During the trial, Mr. Soneff admitted La Verne’s water twice surpassed the 15 parts-per-billion limit for lead, once in 2009 (24 ppb) and again in 2012 (16 ppb). In a previous statement, La Verne emphasized that the incidents were not system-wide and were quickly fixed.

In addition, the city objected to statements by GSW Senior Vice President of Regulated Utilities Denise Kruger, who insisted during her testimony that La Verne failed to follow regulatory standards for lead testing and reporting, even comparing La Verne to the city of Flint, Michigan.

“While we respect Golden State’s desire to do what it can to protect its assets,” Mr. Kendrick said, “we find these deleterious tactics and statements that our operations are inferior and injurious to our residents are far beyond acceptable and certainly not something befitting a service provider of our community.”

La Verne’s agreement with Claremont—should the city win its eminent domain lawsuit over GSW—stipulates that La Verne will be paid 10 percent of the annual operating budget, which is yet determined. Based on evidence presented at the trial, the city of La Verne estimates their cost to run the system will be $1 million a year.

Ms. Kruger responded to Mr. Kendrick’s letter three days later on August 26, noting that GSW “took no pleasure in publicly exposing La Verne’s water quality record,” but was pushed to do so during the lawsuit discovery process.

“In other words, we did not set out to scrutinize La Verne’s record, but were compelled to do so by the claim that the public interest would better be served if La Verne became the operator of the Claremont water system in place of Golden State,” she wrote.

Ms. Kruger also refuted Mr. Kendrick’s assertion that La Verne was forced into the trial process, charging that La Verne had been working closely with Claremont’s lawyers since 2012. She also made the claim that La Verne’s deal was “an entrepreneurial way to make money,” as testified by La Verne’s utility manager Jerry Mesa.

“So La Verne clearly supported Claremont’s effort to seize the water system, expects to profit, and knew all along that its participation would be the subject of litigation,” Ms. Kruger wrote. 

The trial centers on Claremont claiming eminent domain over the water system, which has been controlled by GSW since 1929. The city cites public interest and municipal control as a “more necessary use” to control the system—a vital component in eminent domain law when a city takes over a public utility.

The trial wrapped up on August 11, and it is up to Judge Richard Fruin of LA Superior Court to issue his verdict. The judge has up to 90 days to decide.

If Claremont wins the right-to-take trial, an additional trial will convene to determine the valuation of the water system.

In his letter to GSW, Mr. Kendrick emphasized that the negative claims from the water company are “creating an acrimonious environment” that would be disruptive to customers, and requested that GSW “cease from further negative statements and attacks regarding our staff and operation of our water system and work on rebuilding the damage that has been done.”
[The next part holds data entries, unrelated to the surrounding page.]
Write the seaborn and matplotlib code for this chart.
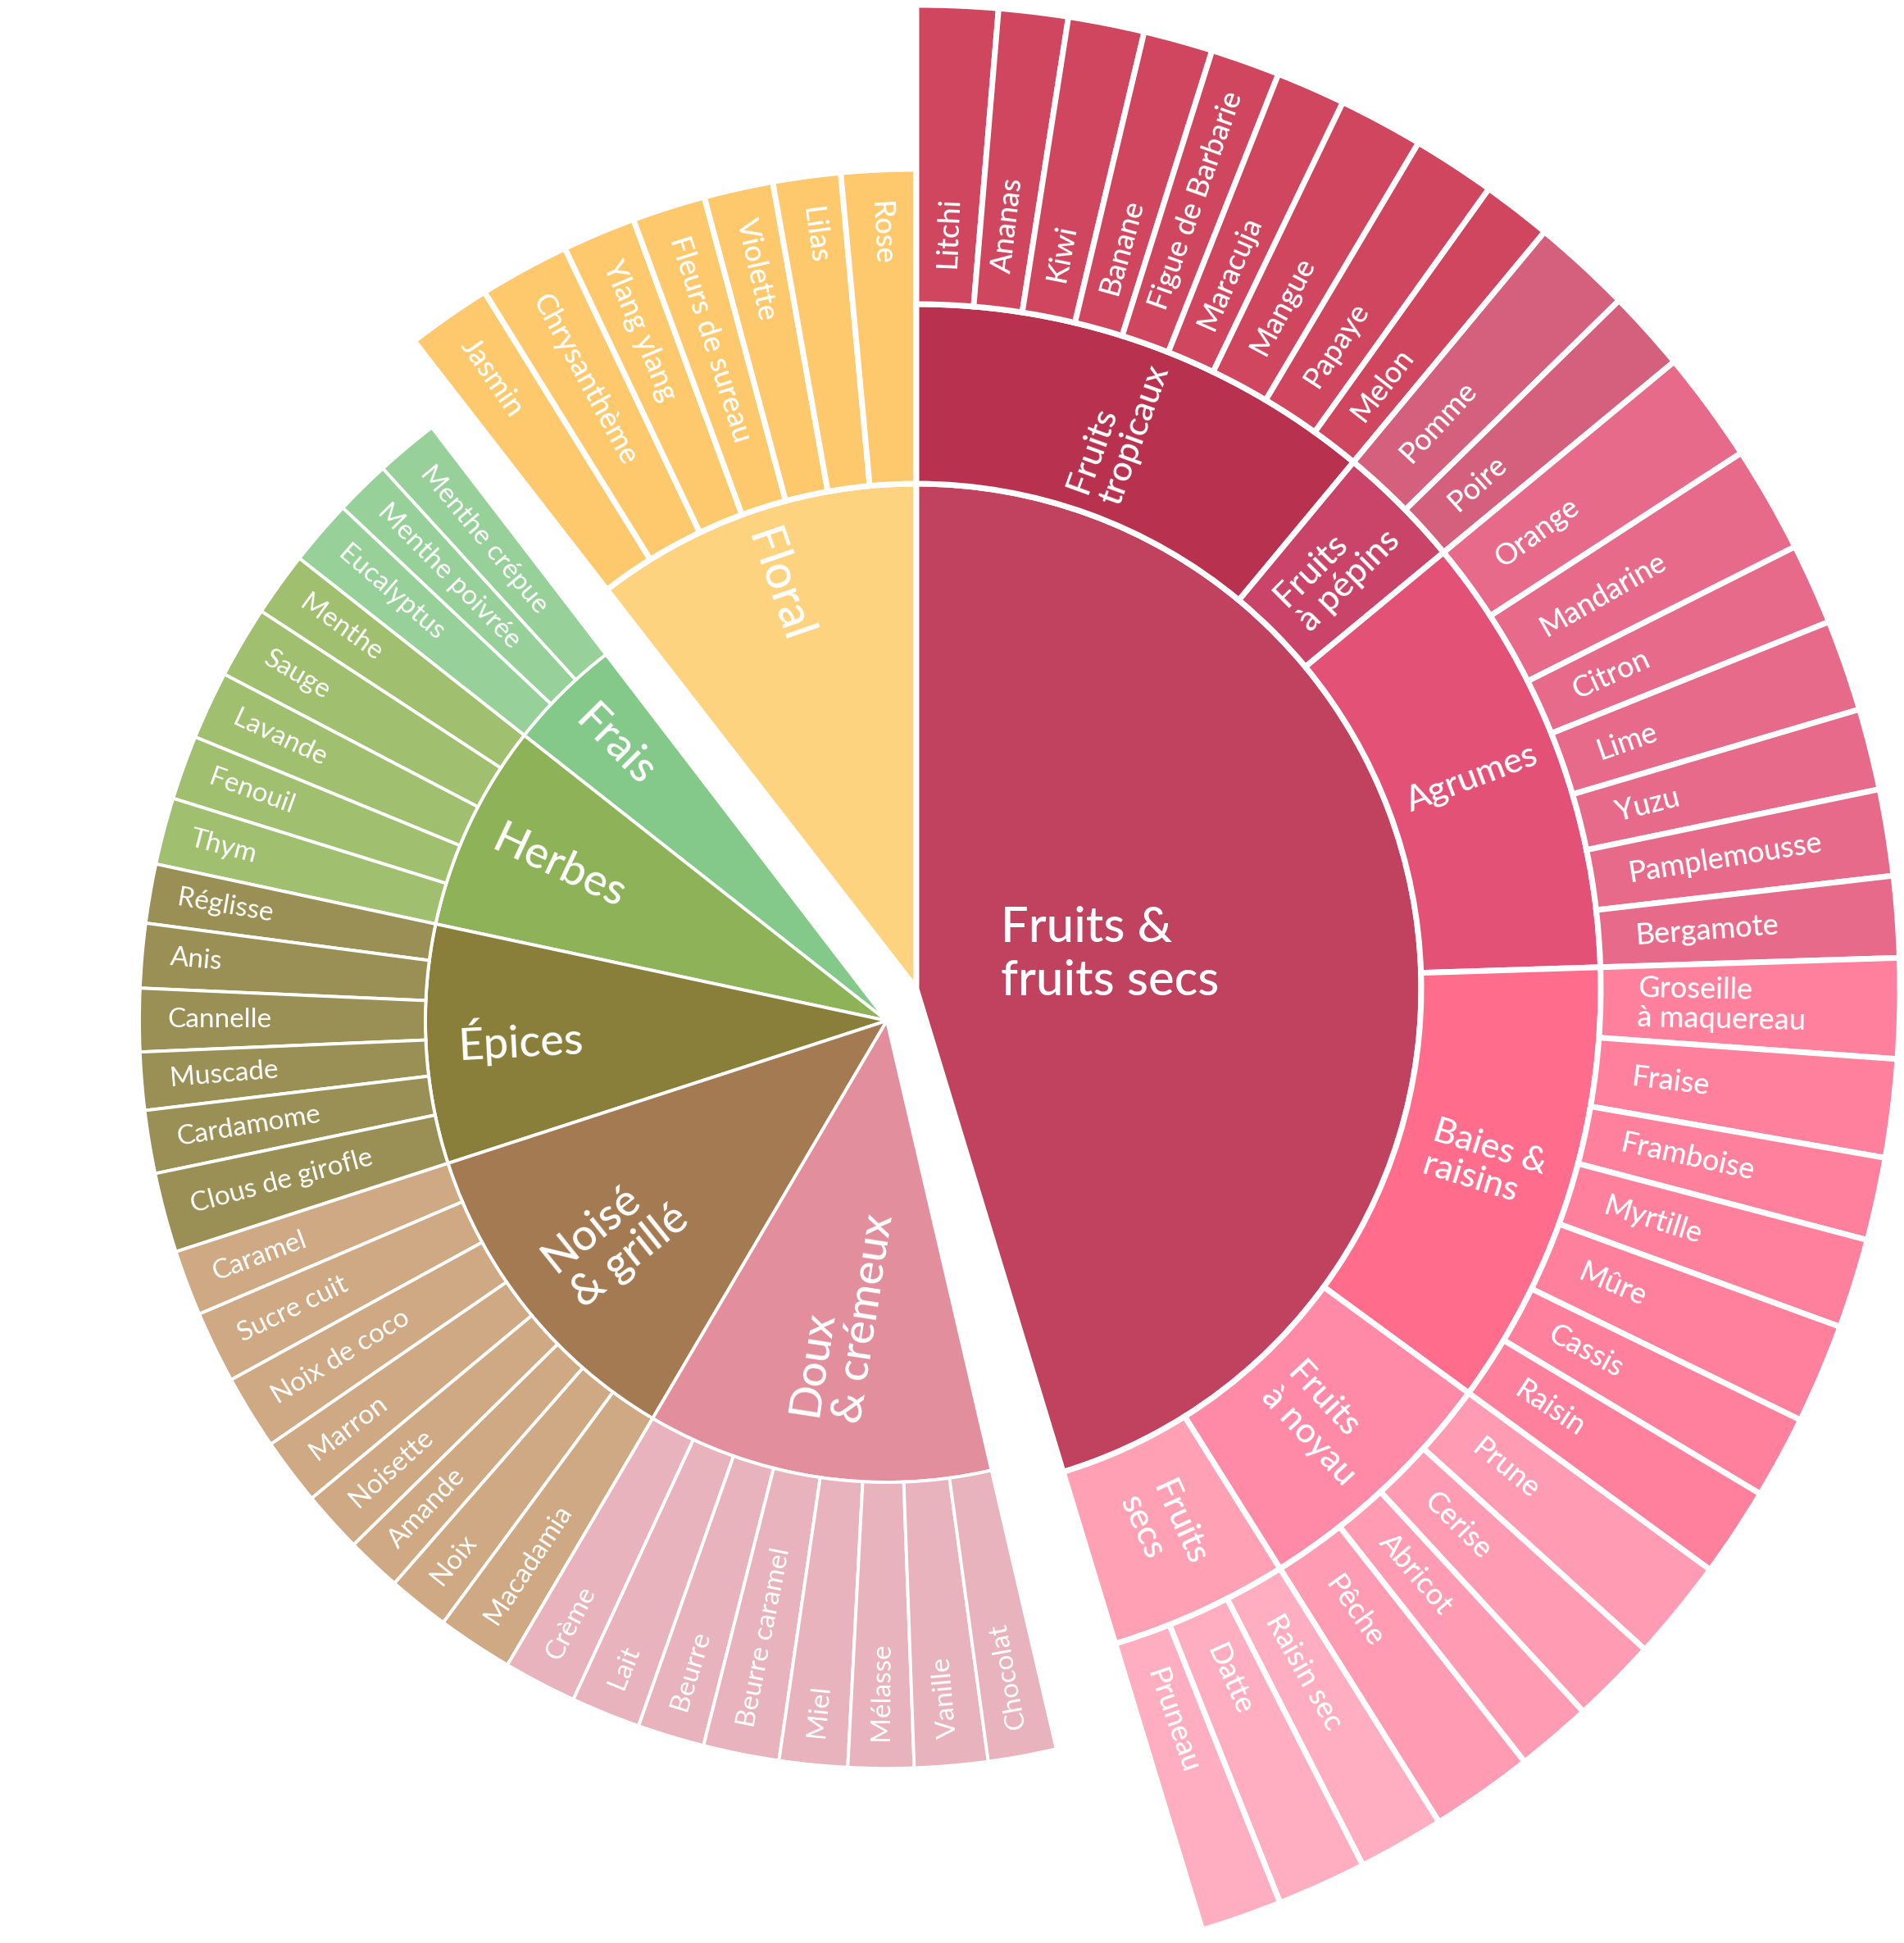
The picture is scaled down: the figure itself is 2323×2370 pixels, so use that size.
import numpy as np
import seaborn as sns
import matplotlib.pyplot as plt
from matplotlib.patches import Wedge

# ---- groupe A : Floral + Fruits (sens horaire depuis le bord gauche de Floral)
floral_leaves = ['Jasmin', 'Chrysanthème', 'Ylang ylang', 'Fleurs de sureau', 'Violette', 'Lilas', 'Rose']
floral_widths = [6.0, 6.4, 5.2, 5.2, 4.9, 4.8, 5.3]

fruit_subs = ['Fruits\ntropicaux', 'Fruits\nà pépins', 'Agrumes', 'Baies &\nraisins', 'Fruits\nà noyau', 'Fruits\nsecs']
fruit_leaves = [
    ['Litchi', 'Ananas', 'Kiwi', 'Banane', 'Figue de Barbarie', 'Maracuja', 'Mangue', 'Papaye', 'Melon'],
    ['Pomme', 'Poire'],
    ['Orange', 'Mandarine', 'Citron', 'Lime', 'Yuzu', 'Pamplemousse', 'Bergamote'],
    ['Groseille\nà maquereau', 'Fraise', 'Framboise', 'Myrtille', 'Mûre', 'Cassis', 'Raisin'],
    ['Prune', 'Cerise', 'Abricot', 'Pêche'],
    ['Raisin sec', 'Datte', 'Pruneau'],
]
fruit_widths = [
    [4.8, 4.1, 4.5, 4.1, 4.1, 4.1, 5.0, 4.9, 4.1],
    [5.9, 4.8],
    [6.6, 6.3, 4.8, 5.4, 4.8, 5.1, 4.8],
    [5.9, 5.8, 4.9, 5.3, 5.9, 4.9, 5.3],
    [6.0, 5.1, 4.5, 6.1],
    [5.1, 5.3, 4.8],
]

# ---- groupe B : sens anti-horaire depuis le haut de Frais
cats_b = ['Frais', 'Herbes', 'Épices', 'Noisé\n& grillé', 'Doux\n& crémeux']
leaves_b = [
    ['Menthe crépue', 'Menthe poivrée', 'Eucalyptus'],
    ['Menthe', 'Sauge', 'Lavande', 'Fenouil', 'Thym'],
    ['Réglisse', 'Anis', 'Cannelle', 'Muscade', 'Cardamome', 'Clous de girofle'],
    ['Caramel', 'Sucre cuit', 'Noix de coco', 'Marron', 'Noisette', 'Amande', 'Noix', 'Macadamia'],
    ['Crème', 'Lait', 'Beurre', 'Beurre caramel', 'Miel', 'Mélasse', 'Vanille', 'Chocolat'],
]
widths_b = [
    [4.9, 4.3, 5.1],
    [5.0, 5.6, 5.3, 5.0, 5.2],
    [4.6, 5.0, 4.9, 4.5, 4.9, 6.2],
    [5.1, 5.6, 5.8, 5.2, 4.8, 4.3, 4.8, 5.9],
    [5.7, 5.4, 5.2, 5.9, 5.3, 5.1, 5.7, 5.3],
]

# ---- couleurs
fruit_color = '#C0425F'
fruit_sub_colors = ['#B8324F', '#C94468', '#E35177', '#FF6C8C', '#FF8AA8', '#FFA0B4']
fruit_leaf_colors = ['#CF465E', '#D4607E', '#E86A8B', '#FF809C', '#FF9BB2', '#FFADC0']
floral_color, floral_leaf_color = '#FED37F', '#FEC96C'
cat_colors_b = ['#84C98A', '#8EB257', '#897F3A', '#A47A52', '#E28E9C']
leaf_colors_b = ['#97D199', '#A0BF6F', '#9A9055', '#CEA983', '#E8B3BD']

# ---- mise en page (pixels)
W, H = 2323, 2370
c_a = (1118, H - 1206)
c_b = (1082, H - 1245)
start_a, start_b = 127.8, 127.5
r_a = dict(center=616, sub=835, leaf=1200, floral_leaf=1000)
r_b = dict(cat=563, leaf=912)
lw_a, lw_b = 5.0, 2.8
label_r_b = [472, 442, 448, 425, 363]

sns.set_theme(style='white')
plt.rcParams['font.family'] = ['Lato', 'DejaVu Sans']

fig = plt.figure(figsize=(W / 100, H / 100), dpi=100)
ax = fig.add_axes([0, 0, 1, 1])
ax.set_xlim(0, W)
ax.set_ylim(0, H)
ax.set_aspect('equal')
ax.axis('off')


def spans(widths, start, sign):
    edges = start + sign * np.concatenate([[0], np.cumsum(widths)])
    return list(zip(edges[:-1], edges[1:]))


def wedge(c, r_in, r_out, a0, a1, color, lw):
    t1, t2 = sorted((a0, a1))
    ax.add_patch(Wedge(c, r_out, t1, t2, width=r_out - r_in, facecolor=color,
                       edgecolor='white', linewidth=lw))


def polar(c, r, ang):
    t = np.deg2rad(ang)
    return c[0] + r * np.cos(t), c[1] + r * np.sin(t)


def leaf_label(c, r_in, r_out, mid, text, flip, size, pad, weight='normal'):
    if flip:
        x, y = polar(c, r_out - pad, mid)
        rot = mid - 180
    else:
        x, y = polar(c, r_in + pad, mid)
        rot = mid
    ax.text(x, y, text, rotation=rot, rotation_mode='anchor', ha='left', va='center',
            color='white', fontsize=size, fontweight=weight, linespacing=1.1)


def mid_label(c, r, mid, text, rot, size):
    x, y = polar(c, r, mid)
    ax.text(x, y, text, rotation=rot, rotation_mode='anchor', ha='center', va='center',
            multialignment='left', color='white', fontsize=size, fontweight='medium',
            linespacing=1.15)


# Floral
fl_spans = spans(floral_widths, start_a, -1)
wedge(c_a, 0, r_a['center'], fl_spans[0][0], fl_spans[-1][1], floral_color, lw_a)
for (a0, a1), name in zip(fl_spans, floral_leaves):
    wedge(c_a, r_a['center'], r_a['floral_leaf'], a0, a1, floral_leaf_color, lw_a)
    leaf_label(c_a, r_a['center'], r_a['floral_leaf'], (a0 + a1) / 2, name, True, 26, 38, 'medium')
fl_mid = (fl_spans[0][0] + fl_spans[-1][1]) / 2
mid_label(c_a, 520, fl_mid, 'Floral', fl_mid - 180, 41)

# Fruits
fruit_start = fl_spans[-1][1]
sub_spans = spans([sum(w) for w in fruit_widths], fruit_start, -1)
wedge(c_a, 0, r_a['center'], sub_spans[0][0], sub_spans[-1][1], fruit_color, lw_a)
for (s0, s1), sub, leaves, widths, sc, lc in zip(sub_spans, fruit_subs, fruit_leaves,
                                                 fruit_widths, fruit_sub_colors, fruit_leaf_colors):
    wedge(c_a, r_a['center'], r_a['sub'], s0, s1, sc, lw_a)
    sm = (s0 + s1) / 2
    mid_label(c_a, (r_a['center'] + r_a['sub']) / 2, sm, sub, sm, 31)
    for (a0, a1), name in zip(spans(widths, s0, -1), leaves):
        wedge(c_a, r_a['sub'], r_a['leaf'], a0, a1, lc, lw_a)
        leaf_label(c_a, r_a['sub'], r_a['leaf'], (a0 + a1) / 2, name, False, 26, 45, 'medium')
x, y = polar(c_a, 240, 10)
ax.text(x, y, 'Fruits &\nfruits secs', ha='center', va='center', multialignment='left',
        color='white', fontsize=43, fontweight='medium', linespacing=1.25)

# groupe B
cat_spans = spans([sum(w) for w in widths_b], start_b, 1)
for (c0, c1), cat, leaves, widths, cc, lc, lr in zip(cat_spans, cats_b, leaves_b, widths_b,
                                                     cat_colors_b, leaf_colors_b, label_r_b):
    wedge(c_b, 0, r_b['cat'], c0, c1, cc, lw_b)
    cm = (c0 + c1) / 2
    mid_label(c_b, lr, cm, cat, cm - 180, 39)
    for (a0, a1), name in zip(spans(widths, c0, 1), leaves):
        wedge(c_b, r_b['cat'], r_b['leaf'], a0, a1, lc, lw_b)
        leaf_label(c_b, r_b['cat'], r_b['leaf'], (a0 + a1) / 2, name, True, 24, 34)

fig.savefig('out.png', dpi=100, facecolor='white')
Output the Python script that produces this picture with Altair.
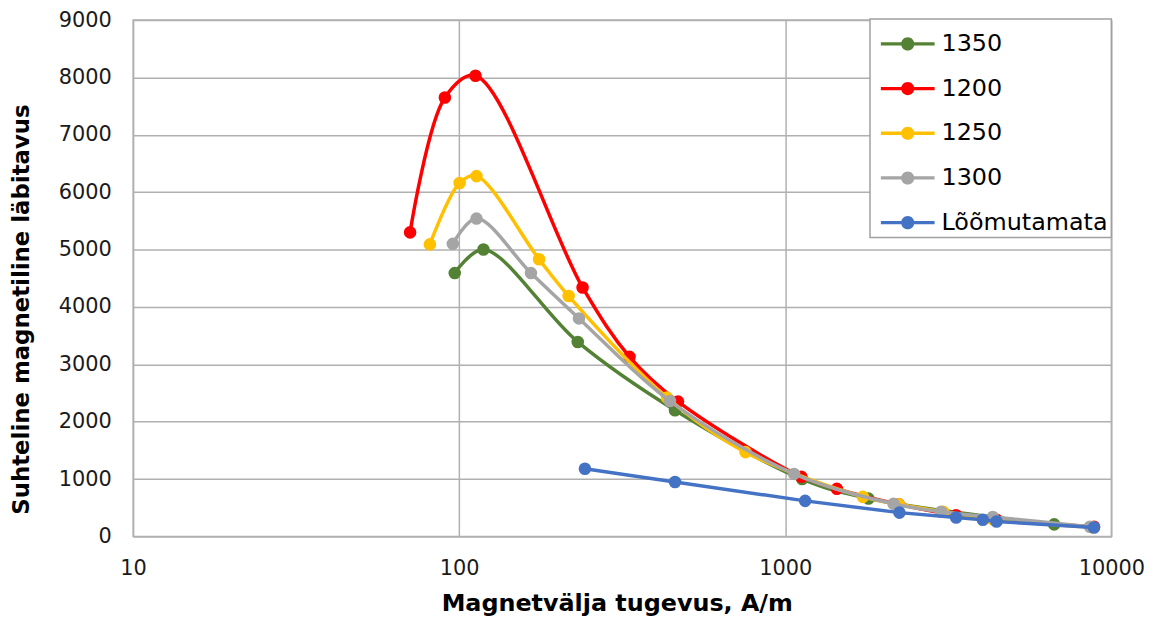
import altair as alt
import pandas as pd

# ---- data ----
series_names = ["1350", "1200", "1250", "1300", "Lõõmutamata"]
series_colors = ["#548235", "#FF0000", "#FFC000", "#A5A5A5", "#4472C4"]

x_1350 = [96.9, 118.7, 231, 459, 1127, 1800, 6680]
y_1350 = [4590, 5000, 3390, 2200, 1000, 660, 210]

x_1200 = [70.7, 90.4, 112.2, 239, 333, 469, 1120, 1440, 2230, 3340, 4450, 8850]
y_1200 = [5300, 7650, 8030, 4340, 3130, 2350, 1040, 830, 560, 370, 290, 170]

x_1250 = [81.3, 100.3, 113, 175.8, 216.6, 434, 755, 1730, 2230, 3050, 4330, 8750]
y_1250 = [5090, 6160, 6280, 4830, 4190, 2420, 1470, 690, 560, 430, 300, 160]

x_1300 = [95.6, 113, 166, 233, 443, 1064, 2148, 3006, 4330, 8600]
y_1300 = [5100, 5540, 4590, 3800, 2360, 1090, 570, 430, 340, 170]

x_lo = [243, 459, 1151, 2240, 3342, 4036, 4446, 8850]
y_lo = [1180, 950, 620, 415, 330, 290, 260, 156]

x_ticks = [10, 100, 1000, 10000]
y_ticks = [0, 1000, 2000, 3000, 4000, 5000, 6000, 7000, 8000, 9000]

xs = [x_1350, x_1200, x_1250, x_1300, x_lo]
ys = [y_1350, y_1200, y_1250, y_1300, y_lo]

rows = []
for name, xv, yv in zip(series_names, xs, ys):
    for a, b in zip(xv, yv):
        rows.append({"series": name, "H": a, "mu": b})
df = pd.DataFrame(rows)

FONT = "DejaVu Sans"
GRID = "#B0B0B0"

x_enc = alt.X(
    "H:Q",
    scale=alt.Scale(type="log", domain=[10, 10000], nice=False),
    axis=alt.Axis(
        values=x_ticks, format="d", title="Magnetvälja tugevus, A/m",
        grid=True, gridColor=GRID, gridWidth=1.5, domain=False, ticks=False, tickSize=0,
        labelFont=FONT, labelFontSize=21, labelColor="#1a1a1a", labelPadding=32,
        labelBaseline="middle", labelFlush=False,
        titleFont=FONT, titleFontSize=24, titleFontWeight="bold", titleColor="#000000",
        titleX=487, titleY=68, titleBaseline="middle", titleAlign="center",
    ),
)
y_enc = alt.Y(
    "mu:Q",
    scale=alt.Scale(domain=[0, 9000], nice=False),
    axis=alt.Axis(
        values=y_ticks, format="d", title="Suhteline magnetiline läbitavus",
        grid=True, gridColor=GRID, gridWidth=1.5, domain=False, ticks=False, tickSize=0,
        labelFont=FONT, labelFontSize=21, labelColor="#1a1a1a", labelPadding=22,
        titleFont=FONT, titleFontSize=23, titleFontWeight="bold", titleColor="#000000",
        titleAngle=270, titleX=-112, titleY=291, titleBaseline="middle", titleAlign="center",
    ),
)

color_scale = alt.Scale(domain=series_names, range=series_colors)

legend_path = ("M-1.23,-0.075H1.23V0.075H-1.23Z "
               "M-0.3,0A0.3,0.3 0 1,1 0.3,0A0.3,0.3 0 1,1 -0.3,0Z")

legend = alt.Legend(
    title=None, orient="none", legendX=742, legendY=-1,
    symbolType=legend_path, symbolSize=1936, symbolOffset=13, symbolOpacity=1,
    symbolStrokeWidth=0,
    labelFont=FONT, labelFontSize=24, labelColor="#000000", labelOffset=12,
    labelLimit=300,
    rowPadding=11, padding=3,
    fillColor="white", strokeColor="#A0A0A0",
)

layers = []
for name, col in zip(series_names, series_colors):
    sub = alt.Chart(df).transform_filter(alt.datum.series == name)
    interp = "linear" if name == "Lõõmutamata" else "catmull-rom"
    line = sub.mark_line(strokeWidth=3.5, interpolate=interp, color=col).encode(
        x=x_enc, y=y_enc,
        order=alt.Order("H:Q"),
    )
    pts = sub.mark_point(filled=True, size=160, opacity=1).encode(
        x=x_enc, y=y_enc,
        color=alt.Color("series:N", scale=color_scale, legend=legend),
    )
    layers += [line, pts]

chart = alt.layer(*layers).properties(
    width=985, height=520,
    autosize=alt.AutoSizeParams(type="none"),
    padding={"left": 126, "top": 10, "right": 45, "bottom": 83},
    background="white",
).configure_view(stroke=GRID, strokeWidth=1.5).configure_legend(strokeWidth=1.5)

chart.save("out.html", embed_options={"renderer": "svg", "actions": False})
Ms. Kruger responded that GSW was not spreading information about La Verne’s water system to cause “any unpleasantness” within the city.

“We will, however, continue to defend against the effort to seize our Claremont water system, and if that requires we apprise people of the facts, we will continue to do so,” she added.

—Matthew Bramlett


[Editor’s note: This story has been updated. A previous version of this story online and in print stated that “La Verne will be paid 10 percent of the estimated $1.5 million annual operational cost to run the system.” That figure was incorrect. We apologize for the error. —KD]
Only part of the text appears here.